Firstly, we must examine the nature of the transition from capitalism to socialism that gives us the right and the grounds to call our country a Socialist Republic of Soviets.
Secondly, we must expose the error of those who fail to see the petty-bourgeois economic conditions and the petty-bourgeois element as the principal enemy of socialism in our country.
Thirdly, we must fully understand the economic implications of the distinction between the Soviet state and the bourgeois state.
Let us examine these three points.
No one, I think, in studying the question of the economic system of Russia, has denied its transitional character. Nor, I think, has any Communist denied that the term Soviet Socialist Republic implies the determination of the Soviet power to achieve the transition to socialism, and not that the existing economic system is recognised as a socialist order.
But what does the word “transition” mean? Does it not mean, as applied to an economy, that the present system contains elements, particles, fragments of both capitalism and socialism? Everyone will admit that it does. But not all who admit this take the trouble to consider what elements actually constitute the various socio-economic structures that exist in Russia at the present time. And this is the crux of the question.

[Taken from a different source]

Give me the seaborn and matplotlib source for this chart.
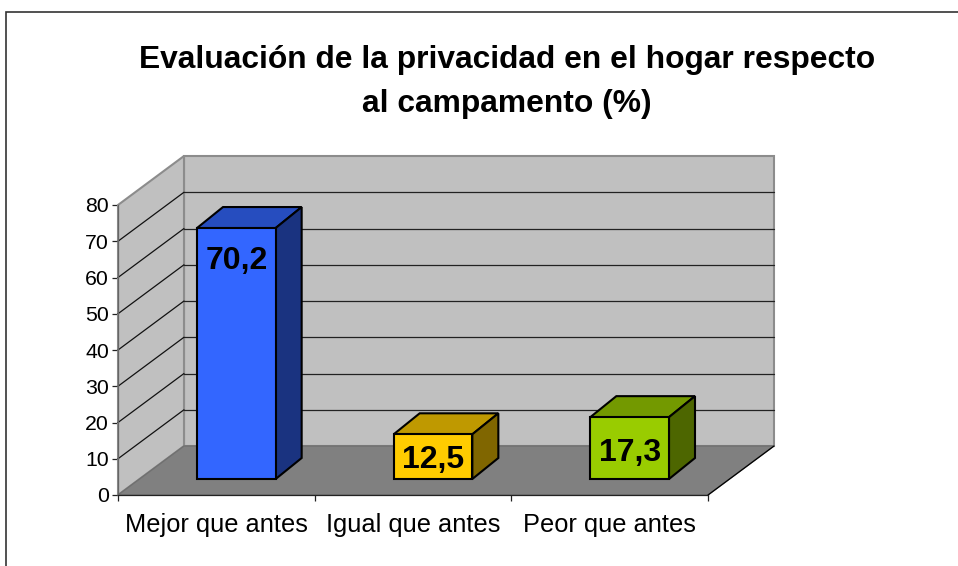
import matplotlib
matplotlib.use("Agg")
import matplotlib.pyplot as plt
import numpy as np
import pandas as pd
import seaborn as sns
from matplotlib.patches import Polygon, Rectangle
from matplotlib.transforms import Affine2D, IdentityTransform

# Values
categories = ["Mejor que antes", "Igual que antes", "Peor que antes"]
values = [70.2, 12.5, 17.3]
value_labels = ["70,2", "12,5", "17,3"]
y_ticks = [0, 10, 20, 30, 40, 50, 60, 70, 80]
title = "Evaluación de la privacidad en el hogar respecto\nal campamento (%)"

front_colors = ["#3366FF", "#FFCC00", "#99CC00"]
top_colors = ["#264DBF", "#BF9900", "#739900"]
side_colors = ["#1A3380", "#806600", "#4D6600"]

W, H = 958, 566
DEPTH_X, DEPTH_Y = 66, 49      # wall depth in pixels
BAR_X, BAR_Y = 26, 21          # bar depth in pixels
LABEL_DROP = [33, 26, 35.5]    # label distance under the bar top, pixels
PIXELS = IdentityTransform()


def px_axes(fig, left, right, top, bottom):
    # axes placed from pixel positions of the picture (y going down)
    return fig.add_axes([left / W, (H - bottom) / H, (right - left) / W, (bottom - top) / H])


sns.set_theme(style="white")
plt.rcParams["font.family"] = ["Liberation Sans", "DejaVu Sans"]

fig = plt.figure(figsize=(W / 100, H / 100), dpi=100)
fig.patch.set_facecolor("white")

# outer frame of the chart
fig.add_artist(Rectangle((6 / W, -0.1), 1.1, 0.1 + (H - 12) / H, transform=fig.transFigure,
                         fill=False, edgecolor="#333333", linewidth=1.2))

ax = px_axes(fig, 118, 708, 205, 495)
ax.set_xlim(-0.5, 2.5)
ax.set_ylim(0, 80)
ax.patch.set_alpha(0)
shift = ax.transData + Affine2D().translate(DEPTH_X, DEPTH_Y)

# back wall, side wall and floor
x0, x1 = ax.get_xlim()
ax.add_patch(Rectangle((x0, 0), x1 - x0, 80, transform=shift, facecolor="#C0C0C0",
                       edgecolor="#8C8C8C", linewidth=1.5, clip_on=False, zorder=1))
side_pts = ax.transData.transform([(x0, 0), (x0, 80)])
side_back = shift.transform([(x0, 80), (x0, 0)])
ax.add_patch(Polygon(np.vstack([side_pts, side_back]), closed=True, transform=PIXELS, clip_on=False,
                     facecolor="#C0C0C0", edgecolor="#8C8C8C", linewidth=1.5, zorder=1))
floor_front = ax.transData.transform([(x0, 0), (x1, 0)])
floor_back = shift.transform([(x1, 0), (x0, 0)])
ax.add_patch(Polygon(np.vstack([floor_front, floor_back]), closed=True, transform=PIXELS, clip_on=False,
                     facecolor="#808080", edgecolor="#707070", linewidth=1, zorder=2))
ax.plot([floor_front[1][0], floor_back[0][0]], [floor_front[1][1], floor_back[0][1]],
        transform=PIXELS, clip_on=False, color="black", linewidth=0.9, zorder=2)

# gridlines run across the back wall and down the side wall
for t in y_ticks[1:-1]:
    ax.plot([x0, x1], [t, t], transform=shift, color="#222222", linewidth=0.9, clip_on=False, zorder=1.5)
    a = ax.transData.transform((x0, t))
    b = shift.transform((x0, t))
    ax.plot([a[0], b[0]], [a[1], b[1]], transform=PIXELS, clip_on=False, color="#111111",
            linewidth=0.9, zorder=1.5)

# axes lines and ticks
ax.set_xticks([-0.5, 0.5, 1.5, 2.5])
ax.set_xticklabels([])
ax.set_yticks(y_ticks)
ax.tick_params(axis="both", length=4.5, width=0.9, color="#222222", left=True, bottom=True, pad=3)
ax.tick_params(axis="y", labelsize=15.3, labelcolor="black", pad=2)
for s in ["top", "right"]:
    ax.spines[s].set_visible(False)
for s in ["left", "bottom"]:
    ax.spines[s].set_color("#222222")
    ax.spines[s].set_linewidth(0.9)
    ax.spines[s].set_zorder(3)
ax.spines["left"].set_color("#666666")
for i, c in enumerate(categories):
    ax.text(i, -8.2, c, ha="center", va="center", fontsize=18.3, color="black")

fig.text(507 / W, 1 - 82 / H, title, ha="center", va="center", fontsize=22.9, fontweight="bold",
         color="black", linespacing=1.64)

# bars sit part way into the floor, in their own axes
bar_ax = px_axes(fig, 138, 728, 193, 479)
df = pd.DataFrame({"categoria": categories, "valor": values})
sns.barplot(data=df, x="categoria", y="valor", hue="categoria", palette=front_colors, legend=False,
            width=0.4, edgecolor="black", linewidth=1.5, saturation=1, ax=bar_ax, zorder=5)
bar_ax.set_xlim(-0.5, 2.5)
bar_ax.set_ylim(0, 80)
bar_ax.axis("off")

for i, (bar, label) in enumerate(zip(bar_ax.patches, value_labels)):
    bar.set_clip_on(False)
    bx0, bx1 = bar.get_x(), bar.get_x() + bar.get_width()
    h = bar.get_height()
    fl, fr = bar_ax.transData.transform([(bx0, h), (bx1, h)])
    br = bar_ax.transData.transform((bx1, 0))
    d = np.array([BAR_X, BAR_Y])
    bar_ax.add_patch(Polygon([fl, fr, fr + d, fl + d], closed=True, transform=PIXELS, clip_on=False,
                             facecolor=top_colors[i], edgecolor="black", linewidth=1.5, zorder=4))
    bar_ax.add_patch(Polygon([fr, br, br + d, fr + d], closed=True, transform=PIXELS, clip_on=False,
                             facecolor=side_colors[i], edgecolor="black", linewidth=1.5, zorder=4))
    # label hangs just under the bar top
    bar_ax.annotate(label, xy=((bx0 + bx1) / 2, h), xytext=(0, -LABEL_DROP[i]),
                    textcoords="offset pixels", ha="center", va="center", fontsize=23,
                    fontweight="bold", color="black", zorder=6)

fig.savefig("out.png", dpi=100)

Let us enumerate these elements:
(1)patriarchal, i.e., to a considerable extent natural, peasant farming;
(2)small commodity production (this includcs the majority of those peasants who sell their grain);
(3)private capitalism;
(4)state capitalism;
(5)socialism.
Russia is so vast and so varied that all these different types of socio-economic structures are intermingled. This is what constitutes the specific feature of the situation.